Modify the do_alignment script

Optionally, you can modify the do_alignment script, which will affect the quality of the forced alignment.

You can modify the do_alignment script in order to experiment with the forced alignment. For example, if your alignment was already pretty good, you might modify the script to make the alignment worse, in order to examine what effect that has on the synthesis quality.

To change the script, you first need to make your own copy of it. Find out where the script is:

$ which do_alignment

which will show you the full path to the script. Now, make a copy of it, and put that in your alignment directory:

$ cd alignment
$ cp /Volumes/Network/...use path from above.../do_alignment .
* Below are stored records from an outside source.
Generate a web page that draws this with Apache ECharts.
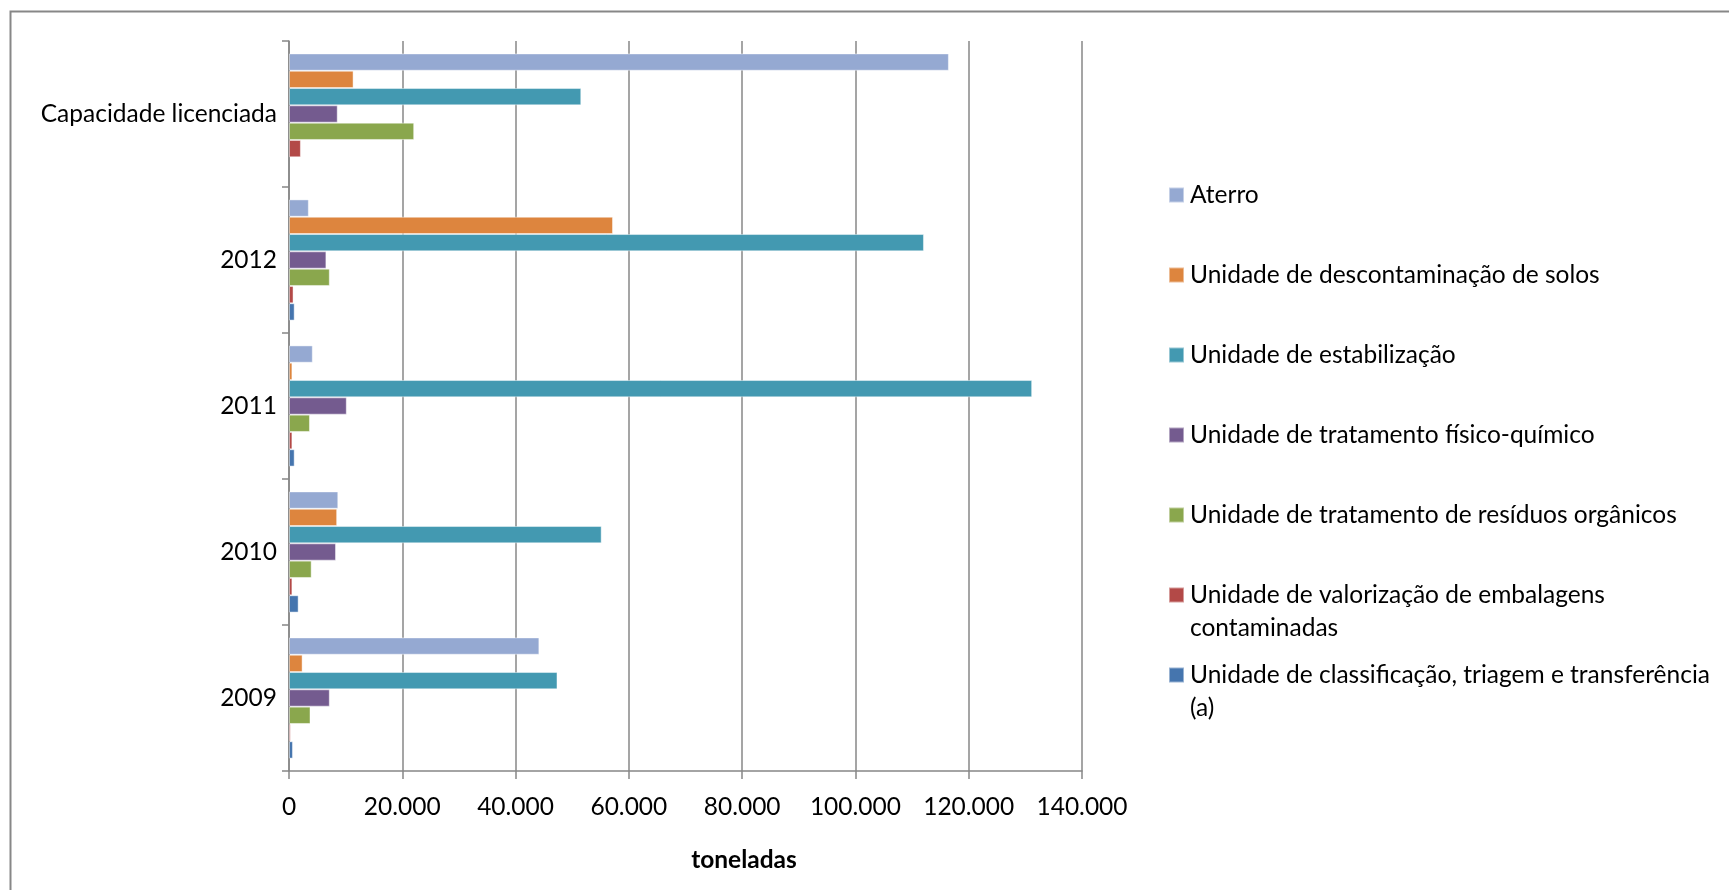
<!DOCTYPE html>
<html>
<head>
<meta charset="utf-8">
<script src="https://cdn.jsdelivr.net/npm/echarts@6/dist/echarts.min.js"></script>
<style>
  html, body { margin: 0; padding: 0; background: #fff; }
  #main { width: 1729px; height: 890px; }
</style>
</head>
<body>
<div id="main"></div>
<script>
// categorias (de baixo para cima)
var categorias = ['2009', '2010', '2011', '2012', 'Capacidade licenciada'];

// toneladas por tipo de unidade
var aterro        = [44200, 8700, 4200, 3500, 116500];
var descontamin   = [2400, 8500, 600, 57200, 11400];
var estabilizacao = [47400, 55200, 131200, 112100, 51600];
var fisicoQuimico = [7200, 8300, 10200, 6600, 8600];
var organicos     = [3800, 4000, 3700, 7200, 22100];
var valorizacao   = [300, 600, 600, 800, 2100];
var classificacao = [700, 1700, 1000, 1000, null];

var nomes = [
  'Aterro',
  'Unidade de descontaminação de solos',
  'Unidade de estabilização',
  'Unidade de tratamento físico-químico',
  'Unidade de tratamento de resíduos orgânicos',
  'Unidade de valorização de embalagens contaminadas',
  'Unidade de classificação, triagem e transferência (a)'
];
var valores = [aterro, descontamin, estabilizacao, fisicoQuimico, organicos, valorizacao, classificacao];
var cores = ['#95A9D2', '#DD853E', '#4399B1', '#745B8F', '#8AA74D', '#B34947', '#4575AE'];

var xTicks = [0, 20000, 40000, 60000, 80000, 100000, 120000, 140000];

var fonte = 'Lato';
var tam = 24.5;
var myChart = echarts.init(document.getElementById('main'));

var series = [];
for (var i = 0; i < nomes.length; i++) {
  series.push({
    name: nomes[i],
    type: 'bar',
    data: valores[i],
    barGap: '0%',
    barCategoryGap: '17%',
    itemStyle: { color: cores[i], borderColor: 'rgba(255,255,255,0.45)', borderWidth: 1 }
  });
}

// legenda: um bloco por item para manter o espaçamento do original
var centros = [195, 275, 355, 435, 515, 595, 675];
var quebras = {
  'Unidade de valorização de embalagens contaminadas': ['Unidade de valorização de embalagens', 'contaminadas'],
  'Unidade de classificação, triagem e transferência (a)': ['Unidade de classificação, triagem e transferência', '(a)']
};
var lh = 33;
var legends = [];
for (var j = 0; j < nomes.length; j++) {
  var duas = !!quebras[nomes[j]];
  legends.push({
    data: [nomes[j]],
    left: 1168,
    top: duas ? centros[j] - lh * 1.5 : centros[j] - lh / 2,
    padding: 0,
    icon: 'rect',
    itemWidth: 15,
    itemHeight: 15,
    selectedMode: false,
    formatter: function (name) {
      if (quebras[name]) return ' \n' + quebras[name][0] + '\n' + quebras[name][1];
      return name;
    },
    textStyle: { fontFamily: fonte, fontSize: tam, lineHeight: lh, color: '#000', padding: [0, 0, 0, 1] }
  });
}

var option = {
  animation: false,
  backgroundColor: '#fff',
  color: cores,
  grid: { left: 289, top: 41, width: 793, height: 730 },
  legend: legends,
  graphic: [{
    type: 'rect',
    left: 8, top: 9,
    shape: { width: 1800, height: 1000 },
    style: { fill: 'none', stroke: '#878787', lineWidth: 2 }
  }],
  xAxis: {
    type: 'value',
    min: 0,
    max: 140000,
    interval: 20000,
    name: 'toneladas',
    nameLocation: 'middle',
    nameGap: 77,
    nameTextStyle: { fontFamily: fonte, fontSize: tam, fontWeight: 'bold', color: '#000', padding: [0, 0, 0, 117] },
    axisLine: { show: true, lineStyle: { color: '#878787', width: 1.5 } },
    axisTick: { show: true, length: 8, lineStyle: { color: '#878787', width: 1.5 } },
    splitLine: { show: true, lineStyle: { color: '#878787', width: 1.5 } },
    axisLabel: {
      fontFamily: fonte, fontSize: tam, color: '#000', margin: 24,
      formatter: function (v) {
        if (xTicks.indexOf(v) < 0) return '';
        return String(v).replace(/\B(?=(\d{3})+(?!\d))/g, '.');
      }
    }
  },
  yAxis: {
    type: 'category',
    data: categorias,
    axisLine: { show: true, lineStyle: { color: '#878787', width: 1.5 } },
    axisTick: { show: true, length: 7, lineStyle: { color: '#878787', width: 1.5 } },
    axisLabel: { fontFamily: fonte, fontSize: tam, color: '#000', margin: 12 }
  },
  series: series
};

myChart.setOption(option);
window.addEventListener('resize', function () {
  myChart.resize();
});
</script>
</body>
</html>
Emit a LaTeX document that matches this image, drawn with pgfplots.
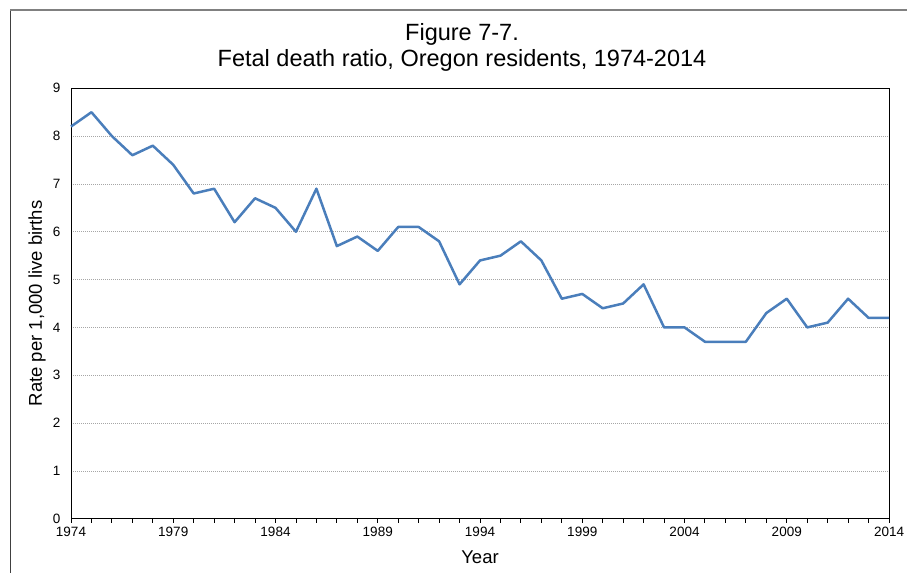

and now you can edit this script in your favourite editor. To run your version, rather than the central version, you need to run it like this:

$ cd alignment
$ ./do_alignment .

in step Doing the alignment.

Training on a subset of data, but aligning the whole database

You need to make a version of train.scp files with only the list of MFCC files that you want to train the models on – let’s assume you’ve called that train_subset.scp. Now, you simply need to make sure that every execution of HCompV and HERest uses this smaller script file – for example:

HERest -C config -T 1023 -t 250.0 150.0 1000.0 -H hmm${i}/MMF -H hmm0/vFloors -I aligned.0.mlf -M hmm$[$i +1] -S train_subset.scp phone_list

Changing the number of mixture components

The default models have a mixture of 8 Gaussian components in the output probability density distributions. You can vary that number. HTK uses a method called “mixing up” to gradually increase the number of components. Here, we go from 1 to 2, then 3, 5 and finally 8 components. You can vary this by changing one line in the script:

# Increase mixtures.

for m in 2 3 5 8 ; do
...

Try using more or fewer components (possibly just one component) to see what effect this has.

Changing the vowel reductions

You don’t need to modify the do_alignment to achieve this – just edit the phone_substitutions file. Try removing all substitutions (i.e., make phone_substitutions an empty file).